====== Source material ======

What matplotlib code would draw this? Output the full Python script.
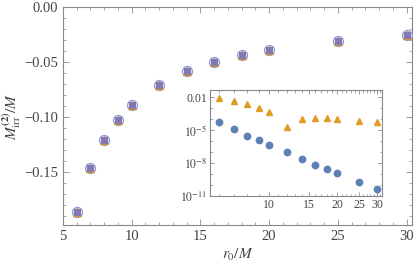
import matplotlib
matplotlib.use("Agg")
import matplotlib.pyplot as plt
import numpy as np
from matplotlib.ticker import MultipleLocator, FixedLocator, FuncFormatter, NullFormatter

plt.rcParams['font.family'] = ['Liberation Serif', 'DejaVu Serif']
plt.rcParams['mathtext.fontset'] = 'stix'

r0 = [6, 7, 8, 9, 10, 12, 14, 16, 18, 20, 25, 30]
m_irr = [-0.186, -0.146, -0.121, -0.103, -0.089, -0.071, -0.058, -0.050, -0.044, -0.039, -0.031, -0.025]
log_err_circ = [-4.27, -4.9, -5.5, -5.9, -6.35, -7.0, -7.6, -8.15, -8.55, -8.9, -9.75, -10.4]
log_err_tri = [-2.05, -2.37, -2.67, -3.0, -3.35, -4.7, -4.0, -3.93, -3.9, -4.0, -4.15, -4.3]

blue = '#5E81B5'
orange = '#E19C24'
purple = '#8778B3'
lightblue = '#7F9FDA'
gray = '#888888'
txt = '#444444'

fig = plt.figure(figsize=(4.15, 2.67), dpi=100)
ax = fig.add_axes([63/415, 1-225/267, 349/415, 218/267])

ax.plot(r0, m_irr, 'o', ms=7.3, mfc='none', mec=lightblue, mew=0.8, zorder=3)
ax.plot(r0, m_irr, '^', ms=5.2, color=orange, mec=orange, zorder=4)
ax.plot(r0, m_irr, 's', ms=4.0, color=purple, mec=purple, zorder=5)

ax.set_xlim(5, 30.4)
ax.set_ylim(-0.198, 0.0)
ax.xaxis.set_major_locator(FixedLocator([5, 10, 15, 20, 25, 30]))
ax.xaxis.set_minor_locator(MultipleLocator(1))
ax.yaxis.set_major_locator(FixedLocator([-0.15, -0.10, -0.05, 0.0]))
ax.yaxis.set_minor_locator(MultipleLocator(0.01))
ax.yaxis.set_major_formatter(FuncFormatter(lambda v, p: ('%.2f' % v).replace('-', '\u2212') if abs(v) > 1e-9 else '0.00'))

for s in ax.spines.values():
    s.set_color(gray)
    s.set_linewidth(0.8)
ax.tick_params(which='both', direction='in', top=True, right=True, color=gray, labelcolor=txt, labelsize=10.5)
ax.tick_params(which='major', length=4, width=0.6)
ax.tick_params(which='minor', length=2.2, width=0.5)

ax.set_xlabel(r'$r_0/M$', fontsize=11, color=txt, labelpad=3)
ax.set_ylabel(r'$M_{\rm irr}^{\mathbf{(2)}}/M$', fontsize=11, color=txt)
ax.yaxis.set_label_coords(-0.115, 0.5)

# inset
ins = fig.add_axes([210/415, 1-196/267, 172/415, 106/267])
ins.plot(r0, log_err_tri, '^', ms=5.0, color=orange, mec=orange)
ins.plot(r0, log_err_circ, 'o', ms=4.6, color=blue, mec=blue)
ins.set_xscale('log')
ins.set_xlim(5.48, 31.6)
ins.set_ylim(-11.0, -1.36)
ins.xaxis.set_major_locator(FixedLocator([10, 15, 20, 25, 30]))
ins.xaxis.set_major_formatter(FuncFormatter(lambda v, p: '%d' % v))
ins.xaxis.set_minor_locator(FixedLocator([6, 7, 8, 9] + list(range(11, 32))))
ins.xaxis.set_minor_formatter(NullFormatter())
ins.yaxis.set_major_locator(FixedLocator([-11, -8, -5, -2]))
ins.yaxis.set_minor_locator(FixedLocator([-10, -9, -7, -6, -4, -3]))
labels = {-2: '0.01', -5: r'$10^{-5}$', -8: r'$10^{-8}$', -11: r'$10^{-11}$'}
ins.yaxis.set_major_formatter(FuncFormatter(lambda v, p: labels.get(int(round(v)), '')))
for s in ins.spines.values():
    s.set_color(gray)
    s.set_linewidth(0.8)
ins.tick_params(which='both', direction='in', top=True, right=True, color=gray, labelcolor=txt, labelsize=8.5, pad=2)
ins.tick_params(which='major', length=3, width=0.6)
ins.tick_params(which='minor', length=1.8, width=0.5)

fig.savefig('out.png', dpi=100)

======

- Description of the task:
Quote the material in full and exactly; do not carry over its pictures.

- Task output:
What matplotlib code would draw this? Output the full Python script.
import matplotlib
matplotlib.use("Agg")
import matplotlib.pyplot as plt
import numpy as np
from matplotlib.ticker import MultipleLocator, FixedLocator, FuncFormatter, NullFormatter

plt.rcParams['font.family'] = ['Liberation Serif', 'DejaVu Serif']
plt.rcParams['mathtext.fontset'] = 'stix'

r0 = [6, 7, 8, 9, 10, 12, 14, 16, 18, 20, 25, 30]
m_irr = [-0.186, -0.146, -0.121, -0.103, -0.089, -0.071, -0.058, -0.050, -0.044, -0.039, -0.031, -0.025]
log_err_circ = [-4.27, -4.9, -5.5, -5.9, -6.35, -7.0, -7.6, -8.15, -8.55, -8.9, -9.75, -10.4]
log_err_tri = [-2.05, -2.37, -2.67, -3.0, -3.35, -4.7, -4.0, -3.93, -3.9, -4.0, -4.15, -4.3]

blue = '#5E81B5'
orange = '#E19C24'
purple = '#8778B3'
lightblue = '#7F9FDA'
gray = '#888888'
txt = '#444444'

fig = plt.figure(figsize=(4.15, 2.67), dpi=100)
ax = fig.add_axes([63/415, 1-225/267, 349/415, 218/267])

ax.plot(r0, m_irr, 'o', ms=7.3, mfc='none', mec=lightblue, mew=0.8, zorder=3)
ax.plot(r0, m_irr, '^', ms=5.2, color=orange, mec=orange, zorder=4)
ax.plot(r0, m_irr, 's', ms=4.0, color=purple, mec=purple, zorder=5)

ax.set_xlim(5, 30.4)
ax.set_ylim(-0.198, 0.0)
ax.xaxis.set_major_locator(FixedLocator([5, 10, 15, 20, 25, 30]))
ax.xaxis.set_minor_locator(MultipleLocator(1))
ax.yaxis.set_major_locator(FixedLocator([-0.15, -0.10, -0.05, 0.0]))
ax.yaxis.set_minor_locator(MultipleLocator(0.01))
ax.yaxis.set_major_formatter(FuncFormatter(lambda v, p: ('%.2f' % v).replace('-', '\u2212') if abs(v) > 1e-9 else '0.00'))

for s in ax.spines.values():
    s.set_color(gray)
    s.set_linewidth(0.8)
ax.tick_params(which='both', direction='in', top=True, right=True, color=gray, labelcolor=txt, labelsize=10.5)
ax.tick_params(which='major', length=4, width=0.6)
ax.tick_params(which='minor', length=2.2, width=0.5)

ax.set_xlabel(r'$r_0/M$', fontsize=11, color=txt, labelpad=3)
ax.set_ylabel(r'$M_{\rm irr}^{\mathbf{(2)}}/M$', fontsize=11, color=txt)
ax.yaxis.set_label_coords(-0.115, 0.5)

# inset
ins = fig.add_axes([210/415, 1-196/267, 172/415, 106/267])
ins.plot(r0, log_err_tri, '^', ms=5.0, color=orange, mec=orange)
ins.plot(r0, log_err_circ, 'o', ms=4.6, color=blue, mec=blue)
ins.set_xscale('log')
ins.set_xlim(5.48, 31.6)
ins.set_ylim(-11.0, -1.36)
ins.xaxis.set_major_locator(FixedLocator([10, 15, 20, 25, 30]))
ins.xaxis.set_major_formatter(FuncFormatter(lambda v, p: '%d' % v))
ins.xaxis.set_minor_locator(FixedLocator([6, 7, 8, 9] + list(range(11, 32))))
ins.xaxis.set_minor_formatter(NullFormatter())
ins.yaxis.set_major_locator(FixedLocator([-11, -8, -5, -2]))
ins.yaxis.set_minor_locator(FixedLocator([-10, -9, -7, -6, -4, -3]))
labels = {-2: '0.01', -5: r'$10^{-5}$', -8: r'$10^{-8}$', -11: r'$10^{-11}$'}
ins.yaxis.set_major_formatter(FuncFormatter(lambda v, p: labels.get(int(round(v)), '')))
for s in ins.spines.values():
    s.set_color(gray)
    s.set_linewidth(0.8)
ins.tick_params(which='both', direction='in', top=True, right=True, color=gray, labelcolor=txt, labelsize=8.5, pad=2)
ins.tick_params(which='major', length=3, width=0.6)
ins.tick_params(which='minor', length=1.8, width=0.5)

fig.savefig('out.png', dpi=100)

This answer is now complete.